In the age of the proto-semantic Web, here’s a question for mark-up mavens: If somebody writes such-and-such a thing on their web page, and I quote them on mine — am I obligated to replicate their mark-up as well as the visual appearance of their prose? Tim used 〈em〉 tags on his “useful” (no surprise that he’s conscientious about mark-up), but a casual reader might quote him with just 〈i〉 tags. Or a casual blogger might set a title in italics through a blogging engine that defaults to 〈em〉 tags; should I follow their imprecision for the sake of precise quotation? Do we need a 〈sic〉 tag?

Novel to Sink Your Teeth Into

Margaret prodded me into reading Steven Hall’s The Raw Shark Texts this latesummer, and it serves as a wonderful reminder of how well she knows me. Raw Shark mingles romance, semiotics, conspiracy, and conceptual ichthyology in an engrossing plot that oscillates from supernatural adventure to elegiac descent into madness, and back, and from there to genre-challenging reflection on meaning, identity, and narrative closure — all with so deftly light a hand that it never succumbs to ponderous self-importance. No Matrix here, though it touches some of the points that the Wachowskis skimmed from the surface of Baudrillard; no self-congratulatory deconstruction of the novel; no elaborate joke at the reader’s expense, and although the ending remains open in certain regards, it offers knit-things-up conclusion to satisfy a reader who simply will not tolerate loose ends.

The gentleness with which Hall evokes the various dimensions of this meditative adventure remind me of Mark Tansey or René Magritte more than Derrida or Keanu Reeves. Hall demonstrates alert awareness of the visual, aural, and emotional coloration of “knowing” — and, arguably, intimates a sense of the spiritual and parabolic as well.

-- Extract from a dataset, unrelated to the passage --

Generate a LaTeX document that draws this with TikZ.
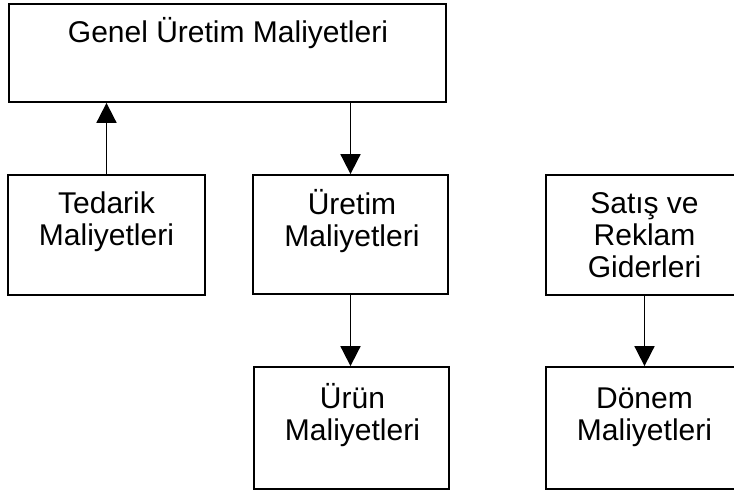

I recommend the novel highly, but particularly emphatically for readers with interests that touch on the topics I’ve sketched in Beautiful Theology and in some of the essays in Faithful Interpretation and in “Poaching on Zion.” While it’s always a mistake to judge one work by the standard of all that it might be, The Raw Shark Texts attains distinction in so many different ways that it would be curmudgeonly (even for me!) to scold it for not reaching all the way to transcendence.